Natural Hazards and Earth System Sciences (Jan 2012)
Reverse flood routing with the inverted Muskingum storage routing scheme
Abstract
This work treats reverse flood routing aiming at signal identification: inflows are inferred from observed outflows by orienting the Muskingum scheme against the wave propagation direction. Routing against the wave propagation is an ill-posed, inverse problem (small errors amplify, leading to large spurious responses); therefore, the reverse solution must be smoothness-constrained towards stability and uniqueness (regularised). Theoretical constrains on the coefficients of the reverse routing scheme assist in error control, but optimal grids are derived by numerical experimentation. Exact solutions of the convection-diffusion equation, for a single and a composite wave, are reverse-routed and in both instances the wave is backtracked well for a range of grid parameters.
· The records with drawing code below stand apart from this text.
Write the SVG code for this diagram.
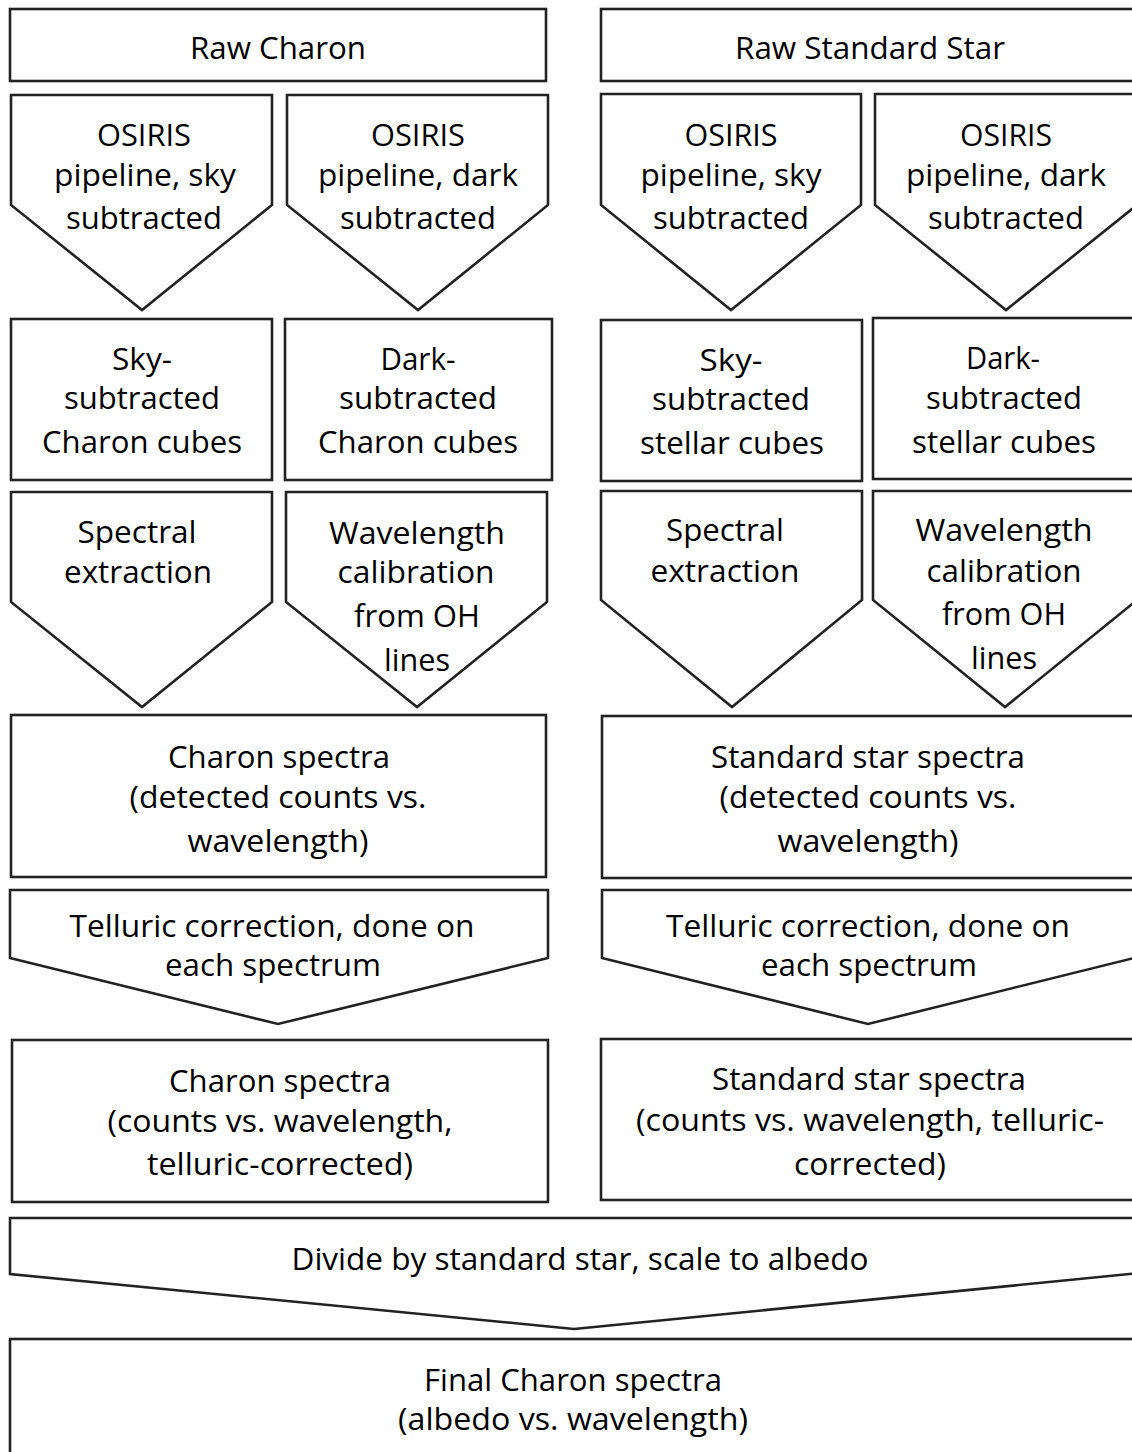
<svg xmlns="http://www.w3.org/2000/svg" width="1132" height="1452" viewBox="0 0 1132 1452">
<style>
.s{fill:#fff;stroke:#222;stroke-width:2.6;stroke-linejoin:miter}
.t{font-family:"Open Sans","Noto Sans","Liberation Sans",sans-serif;font-size:31px;fill:#000;text-anchor:middle}
</style>
<rect width="1132" height="1452" fill="#fff"/>
<g id="connectors"/>
<g id="raw-charon"><rect class="s" x="10" y="9" width="536" height="72"/><text class="t" x="278" y="59" textLength="176" lengthAdjust="spacingAndGlyphs">Raw Charon</text></g>
<g id="raw-star"><rect class="s" x="601" y="9" width="545" height="72"/><text class="t" x="870" y="59" textLength="270" lengthAdjust="spacingAndGlyphs">Raw Standard Star</text></g>

<g id="charon-osiris-sky"><polygon class="s" points="11,95 272,95 272,205 142,310 11,205"/>
<text class="t" x="144" y="146" textLength="94" lengthAdjust="spacingAndGlyphs">OSIRIS</text>
<text class="t" x="145" y="186" textLength="182" lengthAdjust="spacingAndGlyphs">pipeline, sky</text>
<text class="t" x="144" y="229" textLength="156" lengthAdjust="spacingAndGlyphs">subtracted</text></g>
<g id="charon-osiris-dark"><polygon class="s" points="287,95 548,95 548,205 418,310 287,205"/>
<text class="t" x="418" y="146" textLength="94" lengthAdjust="spacingAndGlyphs">OSIRIS</text>
<text class="t" x="418" y="186" textLength="200" lengthAdjust="spacingAndGlyphs">pipeline, dark</text>
<text class="t" x="418" y="229" textLength="156" lengthAdjust="spacingAndGlyphs">subtracted</text></g>
<g id="star-osiris-sky"><polygon class="s" points="601,94 861,94 861,205 731,310 601,205"/>
<text class="t" x="731" y="146" textLength="93" lengthAdjust="spacingAndGlyphs">OSIRIS</text>
<text class="t" x="731" y="186" textLength="181" lengthAdjust="spacingAndGlyphs">pipeline, sky</text>
<text class="t" x="731" y="229" textLength="156" lengthAdjust="spacingAndGlyphs">subtracted</text></g>
<g id="star-osiris-dark"><polygon class="s" points="875,94 1137,94 1137,205 1006,310 875,205"/>
<text class="t" x="1006" y="146" textLength="92" lengthAdjust="spacingAndGlyphs">OSIRIS</text>
<text class="t" x="1006" y="186" textLength="200" lengthAdjust="spacingAndGlyphs">pipeline, dark</text>
<text class="t" x="1006" y="229" textLength="156" lengthAdjust="spacingAndGlyphs">subtracted</text></g>

<g id="charon-sky-cubes"><rect class="s" x="11" y="319" width="261" height="161"/>
<text class="t" x="142" y="370" textLength="60" lengthAdjust="spacingAndGlyphs">Sky-</text>
<text class="t" x="142" y="409" textLength="156" lengthAdjust="spacingAndGlyphs">subtracted</text>
<text class="t" x="142" y="453" textLength="200" lengthAdjust="spacingAndGlyphs">Charon cubes</text></g>
<g id="charon-dark-cubes"><rect class="s" x="285" y="319" width="267" height="161"/>
<text class="t" x="418" y="370" textLength="75" lengthAdjust="spacingAndGlyphs">Dark-</text>
<text class="t" x="418" y="409" textLength="158" lengthAdjust="spacingAndGlyphs">subtracted</text>
<text class="t" x="418" y="453" textLength="200" lengthAdjust="spacingAndGlyphs">Charon cubes</text></g>
<g id="star-sky-cubes"><rect class="s" x="601" y="320" width="261" height="161"/>
<text class="t" x="731" y="371" textLength="63" lengthAdjust="spacingAndGlyphs">Sky-</text>
<text class="t" x="731" y="410" textLength="158" lengthAdjust="spacingAndGlyphs">subtracted</text>
<text class="t" x="732" y="454" textLength="184" lengthAdjust="spacingAndGlyphs">stellar cubes</text></g>
<g id="star-dark-cubes"><rect class="s" x="873" y="318" width="272" height="161"/>
<text class="t" x="1003" y="369" textLength="74" lengthAdjust="spacingAndGlyphs">Dark-</text>
<text class="t" x="1004" y="409" textLength="156" lengthAdjust="spacingAndGlyphs">subtracted</text>
<text class="t" x="1004" y="453" textLength="184" lengthAdjust="spacingAndGlyphs">stellar cubes</text></g>

<g id="charon-extraction"><polygon class="s" points="11,492 272,492 272,602 142,707 11,602"/>
<text class="t" x="137" y="543" textLength="119" lengthAdjust="spacingAndGlyphs">Spectral</text>
<text class="t" x="138" y="583" textLength="148" lengthAdjust="spacingAndGlyphs">extraction</text></g>
<g id="charon-wavecal"><polygon class="s" points="286,492 547,492 547,602 417,707 286,602"/>
<text class="t" x="417" y="544" textLength="176" lengthAdjust="spacingAndGlyphs">Wavelength</text>
<text class="t" x="416" y="583" textLength="157" lengthAdjust="spacingAndGlyphs">calibration</text>
<text class="t" x="417" y="627" textLength="126" lengthAdjust="spacingAndGlyphs">from OH</text>
<text class="t" x="417" y="671" textLength="66" lengthAdjust="spacingAndGlyphs">lines</text></g>
<g id="star-extraction"><polygon class="s" points="601,491 862,491 862,600 732,707 601,600"/>
<text class="t" x="725" y="541" textLength="118" lengthAdjust="spacingAndGlyphs">Spectral</text>
<text class="t" x="725" y="582" textLength="149" lengthAdjust="spacingAndGlyphs">extraction</text></g>
<g id="star-wavecal"><polygon class="s" points="873,491 1137,491 1137,600 1005,707 873,600"/>
<text class="t" x="1004" y="541" textLength="177" lengthAdjust="spacingAndGlyphs">Wavelength</text>
<text class="t" x="1004" y="582" textLength="155" lengthAdjust="spacingAndGlyphs">calibration</text>
<text class="t" x="1004" y="625" textLength="124" lengthAdjust="spacingAndGlyphs">from OH</text>
<text class="t" x="1004" y="669" textLength="66" lengthAdjust="spacingAndGlyphs">lines</text></g>

<g id="charon-spectra"><rect class="s" x="11" y="715" width="535" height="162"/>
<text class="t" x="279" y="768" textLength="222" lengthAdjust="spacingAndGlyphs">Charon spectra</text>
<text class="t" x="278" y="808" textLength="297" lengthAdjust="spacingAndGlyphs">(detected counts vs.</text>
<text class="t" x="278" y="852" textLength="181" lengthAdjust="spacingAndGlyphs">wavelength)</text></g>
<g id="star-spectra"><rect class="s" x="602" y="716" width="545" height="162"/>
<text class="t" x="868" y="768" textLength="314" lengthAdjust="spacingAndGlyphs">Standard star spectra</text>
<text class="t" x="868" y="808" textLength="297" lengthAdjust="spacingAndGlyphs">(detected counts vs.</text>
<text class="t" x="868" y="852" textLength="181" lengthAdjust="spacingAndGlyphs">wavelength)</text></g>

<g id="charon-telluric"><polygon class="s" points="10,890 548,890 548,958 278,1024 10,958"/>
<text class="t" x="272" y="937" textLength="405" lengthAdjust="spacingAndGlyphs">Telluric correction, done on</text>
<text class="t" x="273" y="976" textLength="216" lengthAdjust="spacingAndGlyphs">each spectrum</text></g>
<g id="star-telluric"><polygon class="s" points="602,890 1134,890 1134,958 868,1024 602,958"/>
<text class="t" x="868" y="937" textLength="404" lengthAdjust="spacingAndGlyphs">Telluric correction, done on</text>
<text class="t" x="869" y="976" textLength="216" lengthAdjust="spacingAndGlyphs">each spectrum</text></g>

<g id="charon-corrected"><rect class="s" x="12" y="1040" width="536" height="162"/>
<text class="t" x="280" y="1092" textLength="222" lengthAdjust="spacingAndGlyphs">Charon spectra</text>
<text class="t" x="280" y="1132" textLength="345" lengthAdjust="spacingAndGlyphs">(counts vs. wavelength,</text>
<text class="t" x="280" y="1175" textLength="266" lengthAdjust="spacingAndGlyphs">telluric-corrected)</text></g>
<g id="star-corrected"><rect class="s" x="601" y="1039" width="546" height="161"/>
<text class="t" x="869" y="1090" textLength="314" lengthAdjust="spacingAndGlyphs">Standard star spectra</text>
<text class="t" x="870" y="1131" textLength="468" lengthAdjust="spacingAndGlyphs">(counts vs. wavelength, telluric-</text>
<text class="t" x="870" y="1175" textLength="152" lengthAdjust="spacingAndGlyphs">corrected)</text></g>

<g id="divide"><polygon class="s" points="10,1218 1140,1218 1140,1273 574,1329 10,1274"/>
<text class="t" x="580" y="1270" textLength="577" lengthAdjust="spacingAndGlyphs">Divide by standard star, scale to albedo</text></g>

<g id="final"><rect class="s" x="10" y="1339" width="1140" height="140"/>
<text class="t" x="573" y="1391" textLength="298" lengthAdjust="spacingAndGlyphs">Final Charon spectra</text>
<text class="t" x="573" y="1430" textLength="350" lengthAdjust="spacingAndGlyphs">(albedo vs. wavelength)</text></g>
</svg>
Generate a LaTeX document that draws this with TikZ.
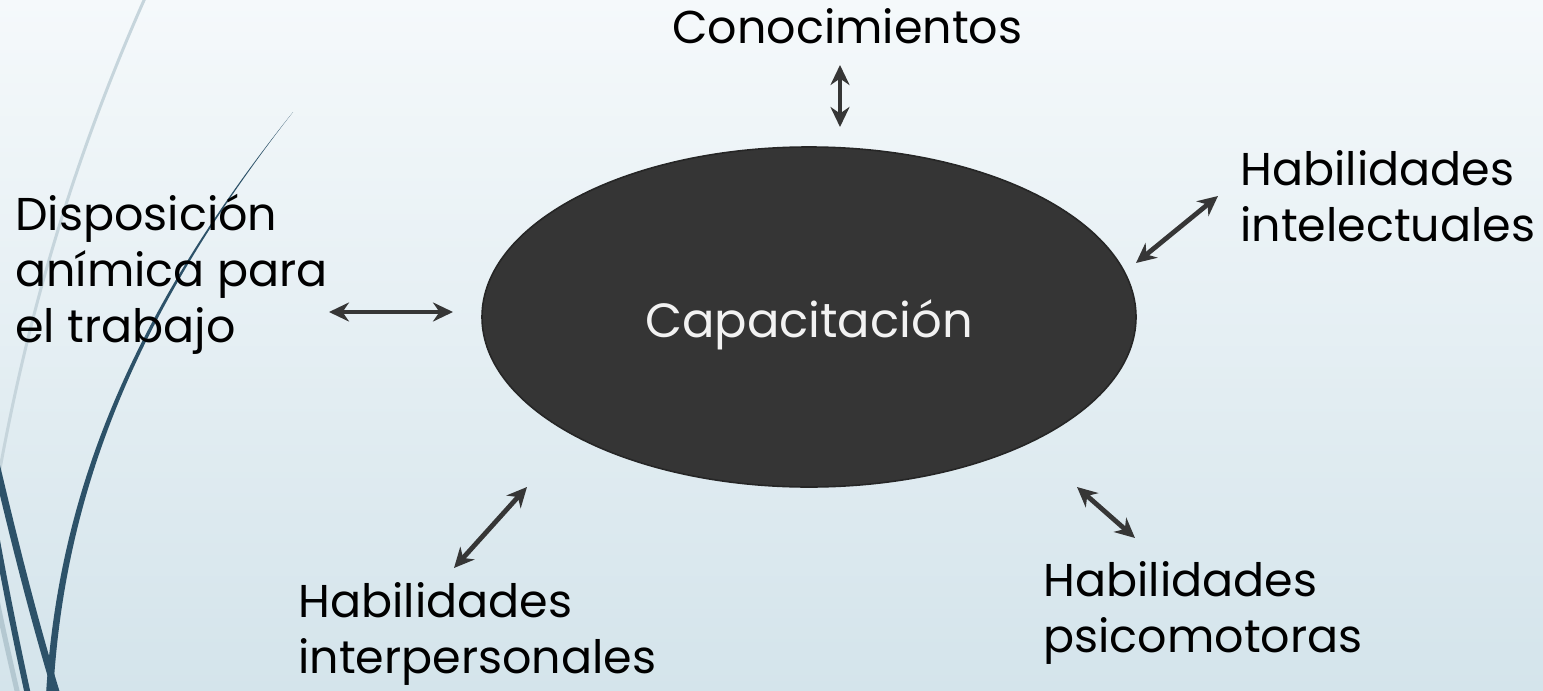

In the arduous test of a square pulse, the result is comparable to those of more complex methods. Seeding outflow data with random errors enhances instability; to cope with the spurious oscillations, the reversed solution is conditioned by smoothing via low-pass filtering or optimisation. Good-quality inflow hydrographs are recovered with either smoothing treatment, yet the computationally demanding optimisation is superior. Finally, the reverse Muskingum routing method is compared to a reverse-solution method of the St. Venant equations of flood wave motion and is found to perform equally well, at a fraction of the computing effort. This study leads us to conclude that the efficiently attained good inflow identification rests on the simplicity of the Muskingum reverse routing scheme that endows it with numerical robustness.